When deciding which retirement savings plan is right for you, consider your employer and what they have to offer. If you’re on your own, choose an IRA and hold yourself accountable to make contributions. If your employer offers a 401(k) or pension plan, contribute to the account and continue working until you’re confident you can retire comfortably.
2. Make Catch-Up Contributions
When you face unexpected expenses or a sudden loss of income, you may need to pause on making contributions to your retirement plan. When you’re back to being financially stable, it’s important to make saving for retirement a top priority.
Depending on the type of retirement savings account you contribute to and your age, you may be able to make catch-up contributions. This allows you to make higher contributions to your account for a period of time to “catch up” to where you need to continue following your retirement plan.
Before you begin pouring money into your retirement savings account, it’s important to understand how the government taxes this account.
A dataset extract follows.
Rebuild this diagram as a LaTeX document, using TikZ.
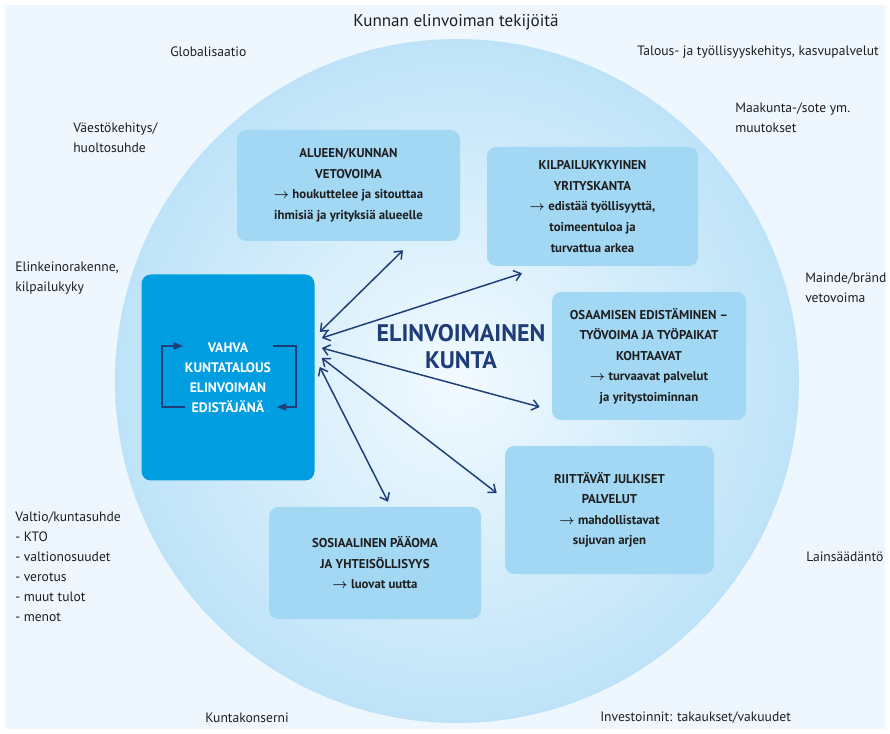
\documentclass[tikz,border=0pt]{standalone}
\usepackage{fontspec}
\setmainfont{PT Sans}
\usetikzlibrary{arrows.meta}
\definecolor{panelbg}{RGB}{238,247,253}
\definecolor{ringblue}{RGB}{190,227,248}
\definecolor{ringcore}{RGB}{242,250,255}
\definecolor{boxblue}{RGB}{163,216,245}
\definecolor{corebox}{RGB}{0,158,224}
\definecolor{navy}{RGB}{30,61,120}
\definecolor{inktext}{RGB}{30,30,30}
\newcommand{\leadsarrow}{{\boldmath$\rightarrow$}}

\tikzset{
  factor/.style={anchor=west, inner sep=0pt, align=left, text=inktext,
    font=\fontsize{10.2}{15}\selectfont},
  themebox/.style={fill=boxblue, rounded corners=7pt, align=center, inner sep=0pt,
    text=inktext, font=\bfseries\fontsize{9.6}{15.4}\selectfont},
  strongbox/.style={fill=corebox, rounded corners=7pt, align=center, inner sep=0pt,
    text=white, font=\bfseries\fontsize{10.3}{15}\selectfont},
  link/.style={draw=navy, line width=1.1pt,
    {Straight Barb[length=5pt,width=8pt]}-{Straight Barb[length=5pt,width=8pt]}},
  cycleline/.style={draw=navy, line width=1pt, -{Triangle[length=7pt,width=5.5pt]}},
}

\begin{document}
\begin{tikzpicture}[x=0.75pt,y=0.75pt,yscale=-1,xscale=1]
\useasboundingbox (0,0) rectangle (890,734);

%Shape: Rectangle
\fill[panelbg] (5,5) rectangle (885,729);
%Shape: Circle
\shade[inner color=ringcore, outer color=ringblue] (457,381) circle (342);

% Text Node
\node (title) at (456,22) [text=inktext, font=\fontsize{12.8}{14}\selectfont] {Kunnan elinvoiman tekijöitä};
% Text Node
\node[factor] (glob) at (170,52) {Globalisaatio};
% Text Node
\node[factor] (talous) at (637,52) {Talous- ja työllisyyskehitys, kasvupalvelut};
% Text Node
\node[factor] (maak) at (735,118) {Maakunta-/sote ym.\\muutokset};
% Text Node
\node[factor] (vaesto) at (73,138) {Väestökehitys/\\huoltosuhde};
% Text Node
\node[factor] (elink) at (15,278) {Elinkeinorakenne,\\kilpailukyky};
% Text Node
\node[factor] (maine) at (805,288) {Mainde/bränd\\vetovoima};
% Text Node
\node[factor] (laki) at (806,557) {Lainsäädäntö};
% Text Node
\node[factor] (valtio) at (15,567) {Valtio/kuntasuhde\\- KTO\\- valtionosuudet\\- verotus\\- muut tulot\\- menot};
% Text Node
\node[factor] (konserni) at (205,718) {Kuntakonserni};
% Text Node
\node[factor] (invest) at (600,718) {Investoinnit: takaukset/vakuudet};

%Shape: Rounded Rect
\node[themebox, minimum width=167.25pt, minimum height=83.25pt] (alue) at (348.5,185.5)
  {ALUEEN/KUNNAN\\VETOVOIMA\\\leadsarrow{} houkuttelee ja sitouttaa\\ihmisiä ja yrityksiä alueelle};
%Shape: Rounded Rect
\node[themebox, minimum width=158.25pt, minimum height=89.25pt] (kilpa) at (592.5,206.5)
  {KILPAILUKYKYINEN\\YRITYSKANTA\\\leadsarrow{} edistää työllisyyttä,\\toimeentuloa ja\\turvattua arkea};
%Shape: Rounded Rect
\node[themebox, minimum width=145.5pt, minimum height=96pt] (osaam) at (649,356)
  {OSAAMISEN EDISTÄMINEN –\\TYÖVOIMA JA TYÖPAIKAT\\KOHTAAVAT\\\leadsarrow{} turvaavat palvelut\\ja yritystoiminnan};
%Shape: Rounded Rect
\node[themebox, minimum width=156.75pt, minimum height=96pt] (riitt) at (609.5,510)
  {RIITTÄVÄT JULKISET\\PALVELUT\\\leadsarrow{} mahdollistavat\\sujuvan arjen};
%Shape: Rounded Rect
\node[themebox, minimum width=159pt, minimum height=84pt] (sosi) at (375,563)
  {SOSIAALINEN PÄÄOMA\\JA YHTEISÖLLISYYS\\\leadsarrow{} luovat uutta};
%Shape: Rounded Rect
\node[strongbox, minimum width=129.75pt, minimum height=154.5pt] (vahva) at (228,377.5)
  {VAHVA\\KUNTATALOUS\\ELINVOIMAN\\EDISTÄJÄNÄ};

%Straight Lines
\draw[cycleline] (185,407) -- (162,407) -- (162,346) -- (183,346);
\draw[cycleline] (273,346) -- (296,346) -- (296,407) -- (277,407);

% Text Node
\node (kunta) at (461,346.5) [text=navy, align=center, font=\bfseries\fontsize{18}{20}\selectfont] {ELINVOIMAINEN\\KUNTA};

%Straight Lines
\draw[link] ([shift={(5,-45.5)}]vahva.east) -- ([shift={(54.5,9)}]alue.south);
\draw[link] ([shift={(7,-39.5)}]vahva.east) -- ([shift={(-70.5,7)}]kilpa.south);
\draw[link] ([shift={(7,-29.5)}]vahva.east) -- ([shift={(-12,51)}]osaam.west);
\draw[link] ([shift={(7,-19.5)}]vahva.east) -- ([shift={(-8,-17)}]riitt.west);
\draw[link] ([shift={(5,-10.5)}]vahva.east) -- ([shift={(13,-5)}]sosi.north);

\end{tikzpicture}
\end{document}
The Internal Revenue Service (IRS) sets catch-up contribution limits on retirement savings accounts, which are as follows:
- SIMPLE IRA or 401(k): A maximum $3,000 annual catch-up contribution.
- 403(b) Plan: If you’ve served for at least 15 years or are at least 50 years of age, you may be eligible to make extra contributions at a maximum of $57,000 annually or 100% of your compensation.
- IRA: If you have a Roth or traditional IRA, you can make a maximum $1,000 catch-up contribution.
Before you make a catch-up contribution, be sure you understand how this contribution will be taxed. Make sure the additional contribution won’t put you in debt or make it impossible to pay for other necessities.
3. Work Longer
If you have your hopes set on a specific retirement age, you may need to reconsider your retirement plan. If your plan for saving money was ambitious and has gotten off track, keep an open mind about working longer than you originally planned.
While it may not be what you had in mind, continuing to work for a few years after you originally planned to retire has its benefits. By staying in the workforce and continuing to earn a full-time income, you can keep contributing to your retirement saving account. If your account is a pension or 401(k) and includes contributions from your employer, continuing to work grows your savings more aggressively.
When you continue earning a full-time income, it’s easier to pay off debt, such as your mortgage or credit card balance. This puts you in a better financial situation when you do retire. By retiring at a later age, your Social Security benefits and/or pension payments will also be higher. The more time you spend working, the more time your investments and retirement savings accounts have to grow, increasing your retirement income.
4. Downsize Your Life
One effective and efficient way to save money is to downsize certain aspects of your life. You can begin to downsize your life and save more money for retirement by moving into a smaller home or living space. Finding a more affordable mode of transportation, such as taking public transportation instead of owning your own car, also allows you to build up your retirement savings.
If you plan to make these adjustments, it’s crucial to implement them as soon as possible. The sooner you downsize your life, the sooner you can begin contributing extra money to your retirement plan. After you retire, you’ll likely live on a fixed income, so continuing to live modestly will help you stay on budget.
5. Focus on Saving
If retirement is an important goal for you, your top priority should be saving money. By focusing on how you can save money now, you’ll set yourself up for an early and comfortable retirement.
When you focus on your retirement account and catch-up contributions, it’s easier to continue following your retirement plan. There are other ways you can increase your savings. If you reduce your spending, you’ll have more free income that you can save for retirement. When you receive your paycheck, first set aside what you want to contribute to your retirement plan before you begin to spend the money you earned.
6. Find Additional Sources of Income
One of the simplest ways to start saving money fast and expand the amount you can afford to save is to increase your income. Additional sources of income allow you to remain more comfortable financially. These may include:
- Taking on a second job: Consider a part-time job that you can work in addition to your regular full-time job, such as serving at a restaurant or working in retail.
- Finding a retirement career: You won’t need as much retirement savings if you continue to work in retirement. If you find a low-stress job you’re passionate about, it’s another source of retirement income you can earn while still enjoying retirement life.
- Starting a side hustle: Finding a way to make money on the side while you still have a full-time job or after you’ve retired helps increase your income. Try your hand at selling items online or petsitting to make extra money.
If you feel you may be behind on saving for retirement, address these concerns by increasing your income and catching up on your contributions. By getting yourself back on track, you can look forward to retiring at your ideal age.